_DATA EXTRACT_.
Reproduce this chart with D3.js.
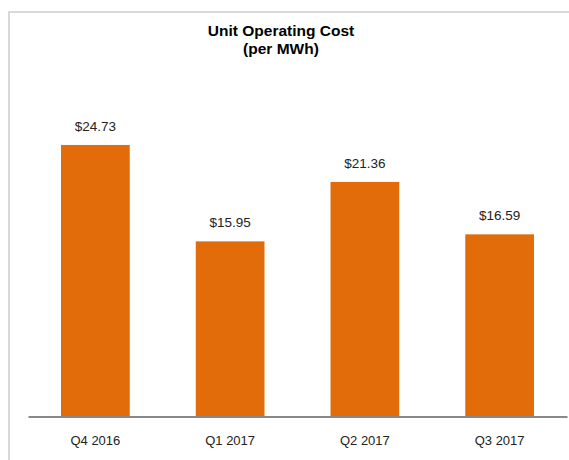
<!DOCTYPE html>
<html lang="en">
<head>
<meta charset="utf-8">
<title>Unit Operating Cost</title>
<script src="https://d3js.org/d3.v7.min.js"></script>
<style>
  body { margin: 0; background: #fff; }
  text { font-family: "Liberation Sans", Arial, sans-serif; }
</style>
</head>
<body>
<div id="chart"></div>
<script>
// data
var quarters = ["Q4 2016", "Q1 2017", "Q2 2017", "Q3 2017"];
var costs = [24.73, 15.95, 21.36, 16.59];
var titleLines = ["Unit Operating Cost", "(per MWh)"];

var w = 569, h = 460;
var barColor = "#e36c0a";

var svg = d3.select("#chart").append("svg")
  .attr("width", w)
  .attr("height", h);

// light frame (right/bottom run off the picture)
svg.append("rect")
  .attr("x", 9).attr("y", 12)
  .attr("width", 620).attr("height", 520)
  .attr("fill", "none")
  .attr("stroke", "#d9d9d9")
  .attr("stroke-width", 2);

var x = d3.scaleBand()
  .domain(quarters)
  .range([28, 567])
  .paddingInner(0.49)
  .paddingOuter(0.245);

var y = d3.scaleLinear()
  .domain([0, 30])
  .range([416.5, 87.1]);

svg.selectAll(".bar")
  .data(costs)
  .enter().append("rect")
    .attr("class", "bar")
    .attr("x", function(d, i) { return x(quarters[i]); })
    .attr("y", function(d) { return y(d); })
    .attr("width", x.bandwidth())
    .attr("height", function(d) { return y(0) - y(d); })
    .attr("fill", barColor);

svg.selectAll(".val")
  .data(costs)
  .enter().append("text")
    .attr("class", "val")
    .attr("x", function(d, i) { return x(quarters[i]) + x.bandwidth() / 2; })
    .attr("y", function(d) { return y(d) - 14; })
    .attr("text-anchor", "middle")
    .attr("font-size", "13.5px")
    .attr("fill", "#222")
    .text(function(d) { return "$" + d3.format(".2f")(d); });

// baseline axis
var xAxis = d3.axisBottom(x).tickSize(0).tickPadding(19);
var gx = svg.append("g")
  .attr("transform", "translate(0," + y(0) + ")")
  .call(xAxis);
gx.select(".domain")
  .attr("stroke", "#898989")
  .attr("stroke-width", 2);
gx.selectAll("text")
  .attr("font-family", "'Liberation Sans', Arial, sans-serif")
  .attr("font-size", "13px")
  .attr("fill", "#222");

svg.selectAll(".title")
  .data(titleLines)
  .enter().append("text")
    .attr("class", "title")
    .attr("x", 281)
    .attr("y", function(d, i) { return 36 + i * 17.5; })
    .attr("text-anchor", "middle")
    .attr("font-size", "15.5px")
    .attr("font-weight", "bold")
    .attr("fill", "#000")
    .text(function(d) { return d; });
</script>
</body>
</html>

_TASK REQUIREMENTS_.
Output the lines above in full and exactly as given, omitting any pictures.

_FINISHED TASK_.
Reproduce this chart with D3.js.
<!DOCTYPE html>
<html lang="en">
<head>
<meta charset="utf-8">
<title>Unit Operating Cost</title>
<script src="https://d3js.org/d3.v7.min.js"></script>
<style>
  body { margin: 0; background: #fff; }
  text { font-family: "Liberation Sans", Arial, sans-serif; }
</style>
</head>
<body>
<div id="chart"></div>
<script>
// data
var quarters = ["Q4 2016", "Q1 2017", "Q2 2017", "Q3 2017"];
var costs = [24.73, 15.95, 21.36, 16.59];
var titleLines = ["Unit Operating Cost", "(per MWh)"];

var w = 569, h = 460;
var barColor = "#e36c0a";

var svg = d3.select("#chart").append("svg")
  .attr("width", w)
  .attr("height", h);

// light frame (right/bottom run off the picture)
svg.append("rect")
  .attr("x", 9).attr("y", 12)
  .attr("width", 620).attr("height", 520)
  .attr("fill", "none")
  .attr("stroke", "#d9d9d9")
  .attr("stroke-width", 2);

var x = d3.scaleBand()
  .domain(quarters)
  .range([28, 567])
  .paddingInner(0.49)
  .paddingOuter(0.245);

var y = d3.scaleLinear()
  .domain([0, 30])
  .range([416.5, 87.1]);

svg.selectAll(".bar")
  .data(costs)
  .enter().append("rect")
    .attr("class", "bar")
    .attr("x", function(d, i) { return x(quarters[i]); })
    .attr("y", function(d) { return y(d); })
    .attr("width", x.bandwidth())
    .attr("height", function(d) { return y(0) - y(d); })
    .attr("fill", barColor);

svg.selectAll(".val")
  .data(costs)
  .enter().append("text")
    .attr("class", "val")
    .attr("x", function(d, i) { return x(quarters[i]) + x.bandwidth() / 2; })
    .attr("y", function(d) { return y(d) - 14; })
    .attr("text-anchor", "middle")
    .attr("font-size", "13.5px")
    .attr("fill", "#222")
    .text(function(d) { return "$" + d3.format(".2f")(d); });

// baseline axis
var xAxis = d3.axisBottom(x).tickSize(0).tickPadding(19);
var gx = svg.append("g")
  .attr("transform", "translate(0," + y(0) + ")")
  .call(xAxis);
gx.select(".domain")
  .attr("stroke", "#898989")
  .attr("stroke-width", 2);
gx.selectAll("text")
  .attr("font-family", "'Liberation Sans', Arial, sans-serif")
  .attr("font-size", "13px")
  .attr("fill", "#222");

svg.selectAll(".title")
  .data(titleLines)
  .enter().append("text")
    .attr("class", "title")
    .attr("x", 281)
    .attr("y", function(d, i) { return 36 + i * 17.5; })
    .attr("text-anchor", "middle")
    .attr("font-size", "15.5px")
    .attr("font-weight", "bold")
    .attr("fill", "#000")
    .text(function(d) { return d; });
</script>
</body>
</html>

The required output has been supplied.